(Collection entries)
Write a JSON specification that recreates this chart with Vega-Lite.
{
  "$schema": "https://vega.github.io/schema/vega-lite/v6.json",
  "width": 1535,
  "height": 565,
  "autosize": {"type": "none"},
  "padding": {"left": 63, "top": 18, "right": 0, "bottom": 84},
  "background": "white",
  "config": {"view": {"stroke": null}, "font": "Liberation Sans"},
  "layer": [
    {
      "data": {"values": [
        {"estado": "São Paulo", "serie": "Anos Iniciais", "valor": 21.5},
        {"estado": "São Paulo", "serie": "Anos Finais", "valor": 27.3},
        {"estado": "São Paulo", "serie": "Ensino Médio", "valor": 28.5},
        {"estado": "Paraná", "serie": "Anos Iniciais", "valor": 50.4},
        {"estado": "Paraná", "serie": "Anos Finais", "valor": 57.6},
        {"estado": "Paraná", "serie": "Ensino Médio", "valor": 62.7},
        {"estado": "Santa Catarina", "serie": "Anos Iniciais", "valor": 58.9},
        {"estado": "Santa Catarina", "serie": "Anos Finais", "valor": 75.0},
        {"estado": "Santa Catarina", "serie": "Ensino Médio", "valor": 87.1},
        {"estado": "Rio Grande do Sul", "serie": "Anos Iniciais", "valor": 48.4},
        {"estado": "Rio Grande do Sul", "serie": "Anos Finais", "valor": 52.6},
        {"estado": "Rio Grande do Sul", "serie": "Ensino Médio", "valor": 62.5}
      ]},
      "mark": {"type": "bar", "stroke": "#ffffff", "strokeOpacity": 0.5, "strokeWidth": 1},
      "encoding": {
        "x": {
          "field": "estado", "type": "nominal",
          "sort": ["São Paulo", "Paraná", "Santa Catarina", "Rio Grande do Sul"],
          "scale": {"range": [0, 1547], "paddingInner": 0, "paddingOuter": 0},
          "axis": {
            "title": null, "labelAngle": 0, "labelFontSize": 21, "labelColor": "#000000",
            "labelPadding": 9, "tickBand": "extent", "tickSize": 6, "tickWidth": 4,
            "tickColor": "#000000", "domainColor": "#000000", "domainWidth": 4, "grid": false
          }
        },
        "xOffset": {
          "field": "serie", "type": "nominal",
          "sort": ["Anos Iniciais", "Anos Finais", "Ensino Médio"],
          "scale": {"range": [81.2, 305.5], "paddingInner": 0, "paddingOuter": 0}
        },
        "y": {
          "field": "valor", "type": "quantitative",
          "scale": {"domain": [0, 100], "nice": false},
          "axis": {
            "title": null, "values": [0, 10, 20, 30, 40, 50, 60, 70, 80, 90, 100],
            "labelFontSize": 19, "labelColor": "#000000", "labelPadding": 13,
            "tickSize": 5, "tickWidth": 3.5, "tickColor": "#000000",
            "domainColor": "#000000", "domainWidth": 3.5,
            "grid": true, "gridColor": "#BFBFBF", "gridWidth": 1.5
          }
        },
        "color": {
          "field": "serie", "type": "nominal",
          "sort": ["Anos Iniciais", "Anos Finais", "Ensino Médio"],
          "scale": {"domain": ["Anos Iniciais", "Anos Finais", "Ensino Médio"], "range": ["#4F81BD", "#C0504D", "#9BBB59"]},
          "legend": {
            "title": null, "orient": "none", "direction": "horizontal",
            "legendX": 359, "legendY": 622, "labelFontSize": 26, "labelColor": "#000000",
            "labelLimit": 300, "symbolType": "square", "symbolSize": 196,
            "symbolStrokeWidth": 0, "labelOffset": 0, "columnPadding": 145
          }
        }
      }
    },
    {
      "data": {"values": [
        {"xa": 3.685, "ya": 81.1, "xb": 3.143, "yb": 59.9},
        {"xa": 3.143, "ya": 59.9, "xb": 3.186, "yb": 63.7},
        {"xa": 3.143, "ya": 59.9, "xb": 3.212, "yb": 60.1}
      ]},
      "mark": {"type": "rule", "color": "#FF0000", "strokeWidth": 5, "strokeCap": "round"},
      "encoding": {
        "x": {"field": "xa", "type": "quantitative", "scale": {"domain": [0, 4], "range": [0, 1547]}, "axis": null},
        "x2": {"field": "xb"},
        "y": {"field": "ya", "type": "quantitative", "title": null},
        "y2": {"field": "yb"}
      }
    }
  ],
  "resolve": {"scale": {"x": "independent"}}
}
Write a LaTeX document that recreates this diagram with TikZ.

--

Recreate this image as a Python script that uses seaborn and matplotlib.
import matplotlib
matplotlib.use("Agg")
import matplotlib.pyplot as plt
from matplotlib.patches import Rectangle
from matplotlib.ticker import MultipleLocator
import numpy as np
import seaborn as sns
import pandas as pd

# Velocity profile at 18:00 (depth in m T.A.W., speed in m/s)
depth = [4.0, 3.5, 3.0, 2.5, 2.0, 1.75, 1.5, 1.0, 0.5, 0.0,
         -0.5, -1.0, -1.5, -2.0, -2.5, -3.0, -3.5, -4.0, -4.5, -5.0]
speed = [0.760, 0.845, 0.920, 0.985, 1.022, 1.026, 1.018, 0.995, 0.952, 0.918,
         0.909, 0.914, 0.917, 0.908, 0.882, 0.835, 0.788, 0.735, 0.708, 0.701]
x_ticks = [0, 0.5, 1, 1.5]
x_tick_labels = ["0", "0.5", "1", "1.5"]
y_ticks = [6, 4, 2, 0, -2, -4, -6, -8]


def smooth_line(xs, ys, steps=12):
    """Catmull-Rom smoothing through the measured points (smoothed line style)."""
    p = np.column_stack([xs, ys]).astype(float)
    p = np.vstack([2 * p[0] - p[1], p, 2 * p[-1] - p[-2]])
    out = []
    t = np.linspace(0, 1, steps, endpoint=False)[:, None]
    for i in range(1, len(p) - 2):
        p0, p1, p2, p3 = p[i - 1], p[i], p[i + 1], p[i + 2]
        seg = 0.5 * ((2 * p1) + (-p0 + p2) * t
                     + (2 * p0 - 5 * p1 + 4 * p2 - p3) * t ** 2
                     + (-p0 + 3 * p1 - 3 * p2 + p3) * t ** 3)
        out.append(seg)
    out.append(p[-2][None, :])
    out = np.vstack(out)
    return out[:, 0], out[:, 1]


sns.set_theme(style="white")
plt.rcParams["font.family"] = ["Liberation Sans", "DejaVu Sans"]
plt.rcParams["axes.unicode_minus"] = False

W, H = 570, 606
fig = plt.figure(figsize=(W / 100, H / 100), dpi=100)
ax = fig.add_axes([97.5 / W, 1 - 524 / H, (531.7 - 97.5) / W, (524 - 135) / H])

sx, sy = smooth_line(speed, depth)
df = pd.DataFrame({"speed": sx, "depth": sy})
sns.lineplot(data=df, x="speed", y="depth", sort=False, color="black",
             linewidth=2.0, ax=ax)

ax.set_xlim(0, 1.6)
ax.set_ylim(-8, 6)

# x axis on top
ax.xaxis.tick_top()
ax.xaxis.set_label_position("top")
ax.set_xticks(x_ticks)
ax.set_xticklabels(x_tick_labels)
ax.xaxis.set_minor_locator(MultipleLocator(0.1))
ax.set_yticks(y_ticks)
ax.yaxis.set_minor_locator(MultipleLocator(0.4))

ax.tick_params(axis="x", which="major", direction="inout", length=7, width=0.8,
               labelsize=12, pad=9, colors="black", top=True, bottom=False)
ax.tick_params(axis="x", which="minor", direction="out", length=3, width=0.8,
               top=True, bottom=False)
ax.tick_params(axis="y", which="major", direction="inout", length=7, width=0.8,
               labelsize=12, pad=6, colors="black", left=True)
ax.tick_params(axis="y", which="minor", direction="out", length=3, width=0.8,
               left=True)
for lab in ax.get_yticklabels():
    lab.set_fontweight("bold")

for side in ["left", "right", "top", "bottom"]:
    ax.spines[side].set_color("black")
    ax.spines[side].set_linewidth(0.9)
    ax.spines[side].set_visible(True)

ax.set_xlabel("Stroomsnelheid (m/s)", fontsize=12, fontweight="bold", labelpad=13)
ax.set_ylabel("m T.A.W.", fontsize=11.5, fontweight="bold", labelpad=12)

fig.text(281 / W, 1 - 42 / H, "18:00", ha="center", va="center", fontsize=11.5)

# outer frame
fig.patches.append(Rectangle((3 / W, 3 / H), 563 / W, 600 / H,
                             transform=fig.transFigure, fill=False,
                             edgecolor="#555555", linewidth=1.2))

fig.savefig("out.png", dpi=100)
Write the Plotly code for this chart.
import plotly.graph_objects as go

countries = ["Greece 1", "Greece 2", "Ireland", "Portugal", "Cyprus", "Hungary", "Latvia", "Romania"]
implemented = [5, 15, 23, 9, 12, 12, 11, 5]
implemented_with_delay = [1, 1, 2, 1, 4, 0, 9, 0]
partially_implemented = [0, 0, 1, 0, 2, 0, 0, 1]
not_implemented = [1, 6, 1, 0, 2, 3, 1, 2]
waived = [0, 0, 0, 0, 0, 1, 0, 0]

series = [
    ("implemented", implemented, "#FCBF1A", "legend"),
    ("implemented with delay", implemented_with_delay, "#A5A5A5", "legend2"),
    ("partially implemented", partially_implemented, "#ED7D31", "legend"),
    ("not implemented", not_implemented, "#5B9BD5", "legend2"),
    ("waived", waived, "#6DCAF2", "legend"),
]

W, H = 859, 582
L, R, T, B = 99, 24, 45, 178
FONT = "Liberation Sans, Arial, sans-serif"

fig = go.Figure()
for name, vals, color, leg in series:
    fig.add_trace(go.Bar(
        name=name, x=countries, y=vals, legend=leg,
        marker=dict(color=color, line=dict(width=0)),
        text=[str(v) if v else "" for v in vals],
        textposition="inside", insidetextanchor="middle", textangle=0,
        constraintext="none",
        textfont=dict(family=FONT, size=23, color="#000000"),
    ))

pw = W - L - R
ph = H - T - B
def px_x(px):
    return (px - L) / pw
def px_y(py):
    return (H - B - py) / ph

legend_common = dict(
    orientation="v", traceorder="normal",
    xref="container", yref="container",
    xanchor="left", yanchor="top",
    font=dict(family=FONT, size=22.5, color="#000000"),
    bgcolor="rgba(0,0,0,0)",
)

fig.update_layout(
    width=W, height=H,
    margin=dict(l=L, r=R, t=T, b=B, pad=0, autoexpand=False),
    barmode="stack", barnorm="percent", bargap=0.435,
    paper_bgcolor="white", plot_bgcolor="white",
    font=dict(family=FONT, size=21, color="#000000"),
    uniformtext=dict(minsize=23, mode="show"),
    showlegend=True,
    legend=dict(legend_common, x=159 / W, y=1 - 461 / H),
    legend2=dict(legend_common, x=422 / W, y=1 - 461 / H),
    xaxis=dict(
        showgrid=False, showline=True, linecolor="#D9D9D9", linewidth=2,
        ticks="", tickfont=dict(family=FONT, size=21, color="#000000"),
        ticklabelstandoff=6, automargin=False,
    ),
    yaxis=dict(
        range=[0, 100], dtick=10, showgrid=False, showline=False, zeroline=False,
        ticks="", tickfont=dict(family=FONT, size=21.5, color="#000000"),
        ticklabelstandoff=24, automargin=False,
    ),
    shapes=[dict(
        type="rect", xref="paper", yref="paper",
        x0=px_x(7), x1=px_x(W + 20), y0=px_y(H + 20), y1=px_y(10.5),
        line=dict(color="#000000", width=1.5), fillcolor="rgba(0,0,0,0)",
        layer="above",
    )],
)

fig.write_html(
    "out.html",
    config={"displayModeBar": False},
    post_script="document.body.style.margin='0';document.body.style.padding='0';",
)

• **REQUIRED TASK**
Retype precisely, and only, the span of lines that opens at the line containing "Recreate this image" and closes at the line containing "import pandas as pd", both inclusive.

• **FINAL RESULT**
Recreate this image as a Python script that uses seaborn and matplotlib.
import matplotlib
matplotlib.use("Agg")
import matplotlib.pyplot as plt
from matplotlib.patches import Rectangle
from matplotlib.ticker import MultipleLocator
import numpy as np
import seaborn as sns
import pandas as pd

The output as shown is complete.